You get more of the same with the F-Pace, which is arguably a very handsome SUV, thanks to that stoic design language. It’s also a little bit bigger than the Stelvio, which is why some people hesitate to call it compact. However, while its dimensions place it somewhere between a BMW X3 and an X5, it’s actually a lot closer in size to the former than the latter, which means it’s not that much larger than the Stelvio either.
Still, it’s slightly longer, wider and has a larger wheelbase than the Stelvio, which means longer journeys could be a little more comfortable if you go British instead of Italian with your choice here.
Here’s a quick size comp: 113.1-inch (2,874 mm) long wheelbase for the F-Pace, compared to the Stelvio’s 110.9 inch (2,818 mm).
Another reason why you might favor the Jaguar here is because its interior features ever-so-slightly better materials, but only in certain places.

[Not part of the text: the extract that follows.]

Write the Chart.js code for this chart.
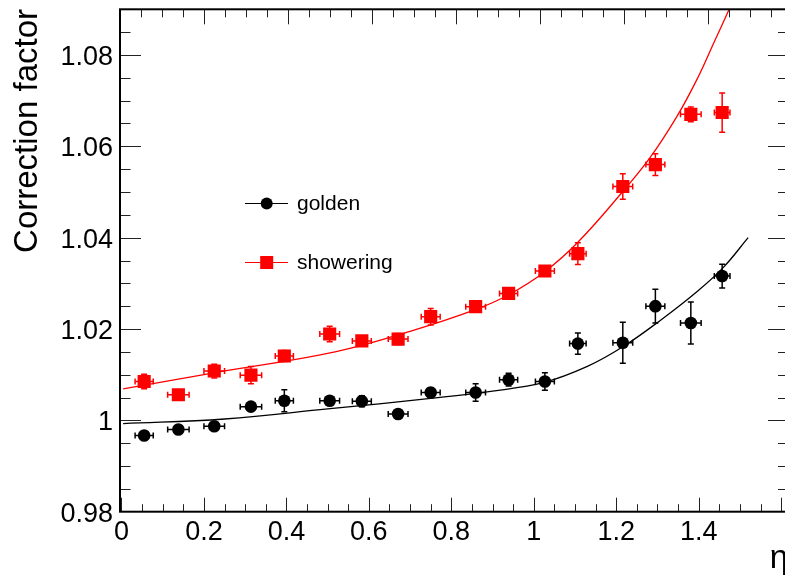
<!DOCTYPE html>
<html>
<head>
<meta charset="utf-8">
<script src="https://cdn.jsdelivr.net/npm/chart.js@4.4.1/dist/chart.umd.min.js"></script>
<style>
  html, body { margin: 0; padding: 0; background: #fff; overflow: hidden; }
  #wrap { position: relative; width: 800px; height: 576px; }
</style>
</head>
<body>
<div id="wrap"><canvas id="corrChart"></canvas></div>
<script>
// eta bin centres and half widths
const etaCenters = [0.055, 0.138, 0.225, 0.314, 0.395, 0.505, 0.583, 0.671, 0.750, 0.859, 0.939, 1.027, 1.107, 1.216, 1.295, 1.381, 1.457];
const etaHalfWidth = [0.022, 0.026, 0.025, 0.026, 0.022, 0.024, 0.023, 0.024, 0.023, 0.024, 0.022, 0.023, 0.020, 0.024, 0.023, 0.025, 0.019];

// golden electrons
const goldenVals = [0.9967, 0.9980, 0.9987, 1.0030, 1.0043, 1.0043, 1.0042, 1.0014, 1.0061, 1.0061, 1.0089, 1.0085, 1.0168, 1.0170, 1.0250, 1.0213, 1.0316];
const goldenErr = [0.0008, 0.0008, 0.0008, 0.0009, 0.0024, 0.0008, 0.0012, 0.0009, 0.0010, 0.0019, 0.0014, 0.0019, 0.0023, 0.0045, 0.0037, 0.0046, 0.0026];

// showering electrons
const showerVals = [1.0085, 1.0056, 1.0108, 1.0099, 1.0141, 1.0189, 1.0174, 1.0178, 1.0227, 1.0249, 1.0278, 1.0327, 1.0365, 1.0512, 1.0560, 1.0670, 1.0674];
const showerErr = [0.0016, 0.0008, 0.0015, 0.0019, 0.0012, 0.0017, 0.0010, 0.0012, 0.0018, 0.0012, 0.0008, 0.0011, 0.0024, 0.0028, 0.0024, 0.0016, 0.0043];

// fitted curves
const fitEtaGolden = [0.004, 0.25, 0.50, 0.75, 0.90, 1.025, 1.13, 1.216, 1.31, 1.40, 1.46, 1.52];
const fitGolden = [0.9993, 1.0003, 1.0025, 1.0048, 1.0064, 1.0083, 1.0118, 1.0161, 1.0221, 1.0285, 1.0335, 1.0400];
const fitEtaShower = [0.004, 0.224, 0.518, 0.70, 0.86, 0.939, 1.026, 1.107, 1.216, 1.282, 1.347, 1.395, 1.436, 1.474];
const fitShower = [1.0069, 1.0104, 1.0150, 1.0195, 1.0243, 1.0275, 1.0325, 1.0390, 1.0501, 1.0575, 1.0665, 1.0745, 1.0825, 1.0900];

const xTicks = [0, 0.2, 0.4, 0.6, 0.8, 1, 1.2, 1.4];
const yTicks = [0.98, 1, 1.02, 1.04, 1.06, 1.08];

const FONT = '"Liberation Sans", Arial, Helvetica, sans-serif';
const RED = '#ff0000';

const toPoints = (xs, ys) => xs.map((v, i) => ({ x: v, y: ys[i] }));
const fmt = v => String(Math.round(v * 100) / 100);

// ROOT style frame with inward ticks on all four sides
const frameTicks = {
  id: 'frameTicks',
  afterDraw(chart) {
    const { ctx, chartArea: a, scales } = chart;
    const sx = scales.x, sx2 = scales.x2, sy = scales.y;
    const snap = p => Math.round(p) + 0.5;
    ctx.save();
    ctx.strokeStyle = '#222';
    ctx.lineWidth = 1;
    ctx.beginPath();
    for (let i = 0; i <= 34; i++) {
      const v = i * 0.05;
      const major = i % 4 === 0;
      const pb = sx.getPixelForValue(v);
      if (pb >= a.left - 1 && pb <= a.right) {
        ctx.moveTo(snap(pb), a.bottom);
        ctx.lineTo(snap(pb), a.bottom - (major ? 14 : 7.5));
      }
      const pt = sx2.getPixelForValue(v);
      if (pt >= a.left - 1 && pt <= a.right) {
        ctx.moveTo(snap(pt), a.top);
        ctx.lineTo(snap(pt), a.top + (major ? 15 : 8));
      }
    }
    for (let i = 0; i <= 22; i++) {
      const v = 0.98 + i * 0.005;
      const major = i % 4 === 0;
      const py = snap(sy.getPixelForValue(v));
      if (py < a.top || py > a.bottom) continue;
      ctx.moveTo(a.left, py);
      ctx.lineTo(a.left + (major ? 21 : 10.5), py);
      ctx.moveTo(a.right, py);
      ctx.lineTo(a.right - (major ? 20 : 10), py);
    }
    ctx.stroke();

    ctx.strokeStyle = '#000';
    ctx.lineWidth = 2;
    ctx.strokeRect(a.left, a.top, a.right - a.left, a.bottom - a.top);

    // axis titles
    ctx.fillStyle = '#000';
    ctx.font = '33px ' + FONT;
    ctx.textAlign = 'right';
    ctx.textBaseline = 'alphabetic';
    ctx.save();
    ctx.translate(37, 9);
    ctx.rotate(-Math.PI / 2);
    ctx.fillText('Correction factor', 0, 0);
    ctx.restore();
    ctx.fillText('\u03B7', a.right, 568);

    // legend
    const entries = [
      { label: 'golden', color: '#000', style: 'circle', y: 203.5 },
      { label: 'showering', color: RED, style: 'rect', y: 262.5 }
    ];
    ctx.font = '21px ' + FONT;
    ctx.textAlign = 'left';
    ctx.textBaseline = 'middle';
    entries.forEach(e => {
      ctx.strokeStyle = e.color;
      ctx.lineWidth = 1.2;
      ctx.beginPath();
      ctx.moveTo(245, e.y);
      ctx.lineTo(288, e.y);
      ctx.stroke();
      ctx.fillStyle = e.color;
      if (e.style === 'circle') {
        ctx.beginPath();
        ctx.arc(266.7, e.y, 6, 0, Math.PI * 2);
        ctx.fill();
      } else {
        ctx.fillRect(266.7 - 6.5, e.y - 6.5, 13, 13);
      }
      ctx.fillStyle = '#000';
      ctx.fillText(e.label, 297, e.y + 1);
    });
    ctx.restore();
  }
};

// error bars with end caps, drawn below the markers
function drawErrors(ctx, sx, sy, ys, yErr, color) {
  ctx.strokeStyle = color;
  ctx.lineWidth = 1.5;
  ctx.beginPath();
  etaCenters.forEach((ex, i) => {
    const px = sx.getPixelForValue(ex);
    const py = sy.getPixelForValue(ys[i]);
    const xl = sx.getPixelForValue(ex - etaHalfWidth[i]);
    const xr = sx.getPixelForValue(ex + etaHalfWidth[i]);
    const yt = sy.getPixelForValue(ys[i] + yErr[i]);
    const yb = sy.getPixelForValue(ys[i] - yErr[i]);
    ctx.moveTo(xl, py); ctx.lineTo(xr, py);
    ctx.moveTo(xl, py - 3); ctx.lineTo(xl, py + 3);
    ctx.moveTo(xr, py - 3); ctx.lineTo(xr, py + 3);
    ctx.moveTo(px, yt); ctx.lineTo(px, yb);
    ctx.moveTo(px - 3, yt); ctx.lineTo(px + 3, yt);
    ctx.moveTo(px - 3, yb); ctx.lineTo(px + 3, yb);
  });
  ctx.stroke();
}

const errorBars = {
  id: 'errorBars',
  beforeDatasetsDraw(chart) {
    const { ctx, chartArea: a, scales } = chart;
    ctx.save();
    ctx.beginPath();
    ctx.rect(a.left, a.top, a.right - a.left, a.bottom - a.top);
    ctx.clip();
    drawErrors(ctx, scales.x, scales.y, goldenVals, goldenErr, '#000');
    drawErrors(ctx, scales.x, scales.y, showerVals, showerErr, RED);
    ctx.restore();
  }
};

// keep the frame exactly where the reference has it
const noPad = s => { s.paddingTop = 0; s.paddingBottom = 0; s.paddingLeft = 0; s.paddingRight = 0; };

const ctx = document.getElementById('corrChart').getContext('2d');
new Chart(ctx, {
  type: 'scatter',
  data: {
    datasets: [
      {
        label: 'golden',
        data: toPoints(etaCenters, goldenVals),
        pointStyle: 'circle',
        pointRadius: 6.3,
        backgroundColor: '#000',
        borderWidth: 0,
        showLine: false
      },
      {
        label: 'showering',
        data: toPoints(etaCenters, showerVals),
        pointStyle: 'rect',
        pointRadius: 9.3,
        backgroundColor: RED,
        borderWidth: 0,
        showLine: false
      },
      {
        label: 'golden fit',
        data: toPoints(fitEtaGolden, fitGolden),
        showLine: true,
        borderColor: '#000',
        borderWidth: 1.3,
        pointRadius: 0,
        tension: 0.4,
        fill: false
      },
      {
        label: 'showering fit',
        data: toPoints(fitEtaShower, fitShower),
        showLine: true,
        borderColor: RED,
        borderWidth: 1.3,
        pointRadius: 0,
        tension: 0.4,
        fill: false
      }
    ]
  },
  options: {
    responsive: true,
    maintainAspectRatio: false,
    animation: false,
    layout: { padding: { left: 0, top: 6.7, right: 12, bottom: 0 } },
    plugins: { legend: { display: false }, tooltip: { enabled: false } },
    scales: {
      x: {
        type: 'linear',
        position: 'bottom',
        min: -0.0036,
        max: 1.6167,
        afterBuildTicks: s => { s.ticks = xTicks.map(v => ({ value: v })); },
        afterFit: s => { s.height = 64.3; noPad(s); },
        grid: { display: false, drawTicks: false },
        border: { display: false },
        ticks: {
          autoSkip: false,
          maxRotation: 0,
          padding: 5,
          color: '#000',
          font: { family: FONT, size: 27 },
          callback: v => fmt(v)
        }
      },
      x2: {
        type: 'linear',
        position: 'top',
        display: false,
        min: 0,
        max: 1.5905
      },
      y: {
        type: 'linear',
        min: 0.98,
        max: 1.09,
        afterBuildTicks: s => { s.ticks = yTicks.map(v => ({ value: v })); },
        afterFit: s => { s.width = 120; noPad(s); },
        grid: { display: false, drawTicks: false },
        border: { display: false },
        ticks: {
          padding: 7,
          labelOffset: 2.5,
          color: '#000',
          font: { family: FONT, size: 27 },
          callback: v => fmt(v)
        }
      }
    }
  },
  plugins: [errorBars, frameTicks]
});
</script>
</body>
</html>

Of course, if you mostly care about how they drive, then it’s the Alfa Romeo that will feel more agile (it weighs less by 253 lbs) – but generally speaking, the F-Pace maintains its poise remarkably well too through tight corners; certainly better than most larger SUVs.
You’ll notice that while some F-Pace models come with a 247 HP (250 PS) 2.0-liter four-cylinder gasoline unit (not unlike the Stelvio), the British people hauler can also be had with a supercharged 335 HP (340 PS) 3.0-liter V6. Power is sent down with the aid of an 8-speed automatic, but 0-60 times aren’t quite as good as the Stelvio’s, except if you get the F-Pace S version (375 HP), which sadly is a bit more expensive.
Are these the best-possible prices?
For starters, these are listing prices, so there’s definitely room for haggling and if you’re willing to sacrifice low mileage figures, even better. Sure, both models will eventually break below the $20,000 mark on the used market, but it’ll take a few more years for them to be priced as low as a Discovery Sport or some high-mileage GLC is right now. Either way, one thing we’d advise you is to try to get one with a remaining or buy an extended (factory, if possible) warranty.